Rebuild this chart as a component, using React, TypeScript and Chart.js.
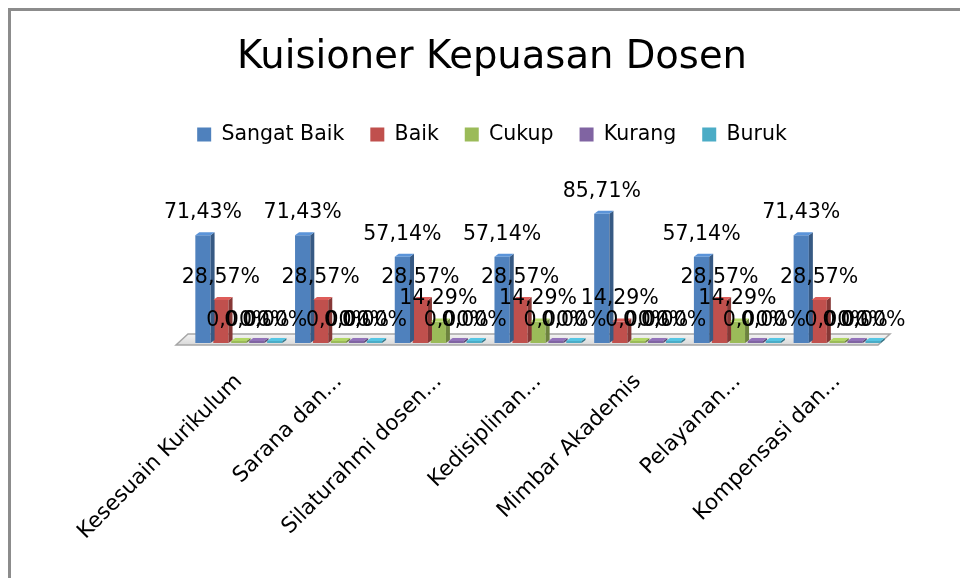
import React, { useEffect, useRef } from "react";
import { Chart, registerables } from "chart.js";

Chart.register(...registerables);

const categories = [
  "Kesesuain Kurikulum",
  "Sarana dan...",
  "Silaturahmi dosen...",
  "Kedisiplinan...",
  "Mimbar Akademis",
  "Pelayanan...",
  "Kompensasi dan...",
];
const seriesNames = ["Sangat Baik", "Baik", "Cukup", "Kurang", "Buruk"];
const sangatBaik = [71.43, 71.43, 57.14, 57.14, 85.71, 57.14, 71.43];
const baik = [28.57, 28.57, 28.57, 28.57, 14.29, 28.57, 28.57];
const cukup = [0, 0, 14.29, 14.29, 0, 14.29, 0];
const kurang = [0, 0, 0, 0, 0, 0, 0];
const buruk = [0, 0, 0, 0, 0, 0, 0];
const seriesValues = [sangatBaik, baik, cukup, kurang, buruk];
const seriesColors = ["#4F81BD", "#C0504D", "#9BBB59", "#8064A2", "#4BACC6"];

const FONT = "'DejaVu Sans'";
const TITLE_SIZE = 38.5;
const TITLE_PAD_TOP = 35;
const TITLE_PAD_BOTTOM = 17;
const LEGEND_HEIGHT = 94;

function shade(hex: string, f: number) {
  const n = parseInt(hex.slice(1), 16);
  const r = Math.round(((n >> 16) & 255) * f);
  const g = Math.round(((n >> 8) & 255) * f);
  const b = Math.round((n & 255) * f);
  return `rgb(${Math.min(255, r)},${Math.min(255, g)},${Math.min(255, b)})`;
}

const legendHeightPlugin = {
  id: "legendHeight",
  beforeUpdate(chart: any) {
    const lg = chart.legend;
    if (lg && !lg.__patched) {
      const orig = lg.fit.bind(lg);
      lg.fit = function () {
        orig();
        this.height = LEGEND_HEIGHT;
      };
      lg.__patched = true;
    }
  },
};

const floorPlugin = {
  id: "floor3d",
  beforeDatasetsDraw(chart: any) {
    const { ctx, chartArea } = chart;
    const { left, right, bottom } = chartArea;
    ctx.save();
    ctx.beginPath();
    ctx.moveTo(left - 13, bottom + 2);
    ctx.lineTo(right - 9, bottom + 2);
    ctx.lineTo(right + 3, bottom - 9);
    ctx.lineTo(left - 1, bottom - 9);
    ctx.closePath();
    const g = ctx.createLinearGradient(0, bottom - 9, 0, bottom + 2);
    g.addColorStop(0, "#f4f4f4");
    g.addColorStop(1, "#d8d8d8");
    ctx.fillStyle = g;
    ctx.fill();
    ctx.strokeStyle = "#a6a6a6";
    ctx.lineWidth = 1.5;
    ctx.stroke();
    ctx.restore();
  },
};

const bar3dPlugin = {
  id: "bar3d",
  afterDatasetsDraw(chart: any) {
    const { ctx } = chart;
    const dx = 4;
    const dy = 3;
    ctx.save();
    chart.data.datasets.forEach((ds: any, i: number) => {
      const meta = chart.getDatasetMeta(i);
      const col = seriesColors[i];
      meta.data.forEach((el: any) => {
        const { x, y, base, width } = el.getProps(["x", "y", "base", "width"], true);
        const r = x + width / 2;
        const l = x - width / 2;
        ctx.fillStyle = shade(col, 0.7);
        ctx.beginPath();
        ctx.moveTo(r, y);
        ctx.lineTo(r + dx, y - dy);
        ctx.lineTo(r + dx, base - dy);
        ctx.lineTo(r, base);
        ctx.closePath();
        ctx.fill();
        ctx.fillStyle = shade(col, 1.15);
        ctx.beginPath();
        ctx.moveTo(l, y);
        ctx.lineTo(l + dx, y - dy);
        ctx.lineTo(r + dx, y - dy);
        ctx.lineTo(r, y);
        ctx.closePath();
        ctx.fill();
      });
    });
    ctx.restore();
  },
};

const labelPlugin = {
  id: "valueLabels",
  afterDraw(chart: any) {
    const { ctx } = chart;
    ctx.save();
    ctx.font = `20.5px ${FONT}`;
    ctx.fillStyle = "#000";
    ctx.textAlign = "center";
    ctx.textBaseline = "alphabetic";
    const yScale = chart.scales.y;
    chart.data.datasets.forEach((ds: any, i: number) => {
      const meta = chart.getDatasetMeta(i);
      meta.data.forEach((el: any, j: number) => {
        const v = ds.data[j];
        const yv = yScale.getPixelForValue(v);
        const txt = v.toFixed(2).replace(".", ",") + "%";
        ctx.fillText(txt, el.x, yv - 17);
      });
    });
    ctx.restore();
  },
};

export default function App() {
  const ref = useRef<HTMLCanvasElement | null>(null);
  useEffect(() => {
    if (!ref.current) return;
    const chart = new Chart(ref.current, {
      type: "bar",
      data: {
        labels: categories,
        datasets: seriesNames.map((name, i) => ({
          label: name,
          data: seriesValues[i],
          backgroundColor: seriesColors[i],
          borderWidth: 0,
          minBarLength: 2,
          categoryPercentage: 0.9,
          barPercentage: 0.85,
        })),
      },
      options: {
        animation: false,
        responsive: false,
        maintainAspectRatio: false,
        layout: { padding: { left: 97, right: 73, top: 0, bottom: 0 } },
        plugins: {
          title: {
            display: true,
            text: "Kuisioner Kepuasan Dosen",
            color: "#000",
            font: { family: FONT, size: TITLE_SIZE, weight: "normal", lineHeight: 1.2 },
            padding: { top: TITLE_PAD_TOP, bottom: TITLE_PAD_BOTTOM },
          },
          legend: {
            display: true,
            position: "top",
            labels: {
              color: "#000",
              font: { family: FONT, size: 20.5 },
              boxWidth: 14,
              boxHeight: 14,
              padding: 26,
            },
          },
          tooltip: { enabled: false },
        },
        scales: {
          x: {
            grid: { display: false, drawTicks: false },
            border: { display: false },
            ticks: {
              color: "#000",
              font: { family: FONT, size: 21.5 },
              maxRotation: 45,
              minRotation: 45,
              autoSkip: false,
              padding: 26,
            },
            afterFit: (scale: any) => {
              scale.height = 235;
            },
          },
          y: {
            display: true,
            min: 0,
            max: 100,
            grid: { display: false, drawTicks: false },
            border: { display: false },
            ticks: { display: false },
            afterFit: (scale: any) => {
              scale.width = 92;
            },
          },
        },
      },
      plugins: [legendHeightPlugin, floorPlugin, bar3dPlugin, labelPlugin],
    });
    return () => chart.destroy();
  }, []);
  return (
    <div style={{ position: "fixed", left: 0, top: 0, width: 960, height: 578, background: "#fff" }}>
      <div
        style={{
          position: "absolute",
          left: 8,
          top: 8,
          width: 952,
          height: 570,
          borderLeft: "3px solid #8c8c8c",
          borderTop: "3px solid #8c8c8c",
          boxSizing: "border-box",
        }}
      />
      <canvas ref={ref} width={960} height={578} style={{ position: "absolute", left: 0, top: 0 }} />
    </div>
  );
}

━━━

_GOAL_
Leave the pictures out and output the rest of the listing exactly.

_THE OUTPUT_
Rebuild this chart as a component, using React, TypeScript and Chart.js.
import React, { useEffect, useRef } from "react";
import { Chart, registerables } from "chart.js";

Chart.register(...registerables);

const categories = [
  "Kesesuain Kurikulum",
  "Sarana dan...",
  "Silaturahmi dosen...",
  "Kedisiplinan...",
  "Mimbar Akademis",
  "Pelayanan...",
  "Kompensasi dan...",
];
const seriesNames = ["Sangat Baik", "Baik", "Cukup", "Kurang", "Buruk"];
const sangatBaik = [71.43, 71.43, 57.14, 57.14, 85.71, 57.14, 71.43];
const baik = [28.57, 28.57, 28.57, 28.57, 14.29, 28.57, 28.57];
const cukup = [0, 0, 14.29, 14.29, 0, 14.29, 0];
const kurang = [0, 0, 0, 0, 0, 0, 0];
const buruk = [0, 0, 0, 0, 0, 0, 0];
const seriesValues = [sangatBaik, baik, cukup, kurang, buruk];
const seriesColors = ["#4F81BD", "#C0504D", "#9BBB59", "#8064A2", "#4BACC6"];

const FONT = "'DejaVu Sans'";
const TITLE_SIZE = 38.5;
const TITLE_PAD_TOP = 35;
const TITLE_PAD_BOTTOM = 17;
const LEGEND_HEIGHT = 94;

function shade(hex: string, f: number) {
  const n = parseInt(hex.slice(1), 16);
  const r = Math.round(((n >> 16) & 255) * f);
  const g = Math.round(((n >> 8) & 255) * f);
  const b = Math.round((n & 255) * f);
  return `rgb(${Math.min(255, r)},${Math.min(255, g)},${Math.min(255, b)})`;
}

const legendHeightPlugin = {
  id: "legendHeight",
  beforeUpdate(chart: any) {
    const lg = chart.legend;
    if (lg && !lg.__patched) {
      const orig = lg.fit.bind(lg);
      lg.fit = function () {
        orig();
        this.height = LEGEND_HEIGHT;
      };
      lg.__patched = true;
    }
  },
};

const floorPlugin = {
  id: "floor3d",
  beforeDatasetsDraw(chart: any) {
    const { ctx, chartArea } = chart;
    const { left, right, bottom } = chartArea;
    ctx.save();
    ctx.beginPath();
    ctx.moveTo(left - 13, bottom + 2);
    ctx.lineTo(right - 9, bottom + 2);
    ctx.lineTo(right + 3, bottom - 9);
    ctx.lineTo(left - 1, bottom - 9);
    ctx.closePath();
    const g = ctx.createLinearGradient(0, bottom - 9, 0, bottom + 2);
    g.addColorStop(0, "#f4f4f4");
    g.addColorStop(1, "#d8d8d8");
    ctx.fillStyle = g;
    ctx.fill();
    ctx.strokeStyle = "#a6a6a6";
    ctx.lineWidth = 1.5;
    ctx.stroke();
    ctx.restore();
  },
};

const bar3dPlugin = {
  id: "bar3d",
  afterDatasetsDraw(chart: any) {
    const { ctx } = chart;
    const dx = 4;
    const dy = 3;
    ctx.save();
    chart.data.datasets.forEach((ds: any, i: number) => {
      const meta = chart.getDatasetMeta(i);
      const col = seriesColors[i];
      meta.data.forEach((el: any) => {
        const { x, y, base, width } = el.getProps(["x", "y", "base", "width"], true);
        const r = x + width / 2;
        const l = x - width / 2;
        ctx.fillStyle = shade(col, 0.7);
        ctx.beginPath();
        ctx.moveTo(r, y);
        ctx.lineTo(r + dx, y - dy);
        ctx.lineTo(r + dx, base - dy);
        ctx.lineTo(r, base);
        ctx.closePath();
        ctx.fill();
        ctx.fillStyle = shade(col, 1.15);
        ctx.beginPath();
        ctx.moveTo(l, y);
        ctx.lineTo(l + dx, y - dy);
        ctx.lineTo(r + dx, y - dy);
        ctx.lineTo(r, y);
        ctx.closePath();
        ctx.fill();
      });
    });
    ctx.restore();
  },
};

const labelPlugin = {
  id: "valueLabels",
  afterDraw(chart: any) {
    const { ctx } = chart;
    ctx.save();
    ctx.font = `20.5px ${FONT}`;
    ctx.fillStyle = "#000";
    ctx.textAlign = "center";
    ctx.textBaseline = "alphabetic";
    const yScale = chart.scales.y;
    chart.data.datasets.forEach((ds: any, i: number) => {
      const meta = chart.getDatasetMeta(i);
      meta.data.forEach((el: any, j: number) => {
        const v = ds.data[j];
        const yv = yScale.getPixelForValue(v);
        const txt = v.toFixed(2).replace(".", ",") + "%";
        ctx.fillText(txt, el.x, yv - 17);
      });
    });
    ctx.restore();
  },
};

export default function App() {
  const ref = useRef<HTMLCanvasElement | null>(null);
  useEffect(() => {
    if (!ref.current) return;
    const chart = new Chart(ref.current, {
      type: "bar",
      data: {
        labels: categories,
        datasets: seriesNames.map((name, i) => ({
          label: name,
          data: seriesValues[i],
          backgroundColor: seriesColors[i],
          borderWidth: 0,
          minBarLength: 2,
          categoryPercentage: 0.9,
          barPercentage: 0.85,
        })),
      },
      options: {
        animation: false,
        responsive: false,
        maintainAspectRatio: false,
        layout: { padding: { left: 97, right: 73, top: 0, bottom: 0 } },
        plugins: {
          title: {
            display: true,
            text: "Kuisioner Kepuasan Dosen",
            color: "#000",
            font: { family: FONT, size: TITLE_SIZE, weight: "normal", lineHeight: 1.2 },
            padding: { top: TITLE_PAD_TOP, bottom: TITLE_PAD_BOTTOM },
          },
          legend: {
            display: true,
            position: "top",
            labels: {
              color: "#000",
              font: { family: FONT, size: 20.5 },
              boxWidth: 14,
              boxHeight: 14,
              padding: 26,
            },
          },
          tooltip: { enabled: false },
        },
        scales: {
          x: {
            grid: { display: false, drawTicks: false },
            border: { display: false },
            ticks: {
              color: "#000",
              font: { family: FONT, size: 21.5 },
              maxRotation: 45,
              minRotation: 45,
              autoSkip: false,
              padding: 26,
            },
            afterFit: (scale: any) => {
              scale.height = 235;
            },
          },
          y: {
            display: true,
            min: 0,
            max: 100,
            grid: { display: false, drawTicks: false },
            border: { display: false },
            ticks: { display: false },
            afterFit: (scale: any) => {
              scale.width = 92;
            },
          },
        },
      },
      plugins: [legendHeightPlugin, floorPlugin, bar3dPlugin, labelPlugin],
    });
    return () => chart.destroy();
  }, []);
  return (
    <div style={{ position: "fixed", left: 0, top: 0, width: 960, height: 578, background: "#fff" }}>
      <div
        style={{
          position: "absolute",
          left: 8,
          top: 8,
          width: 952,
          height: 570,
          borderLeft: "3px solid #8c8c8c",
          borderTop: "3px solid #8c8c8c",
          boxSizing: "border-box",
        }}
      />
      <canvas ref={ref} width={960} height={578} style={{ position: "absolute", left: 0, top: 0 }} />
    </div>
  );
}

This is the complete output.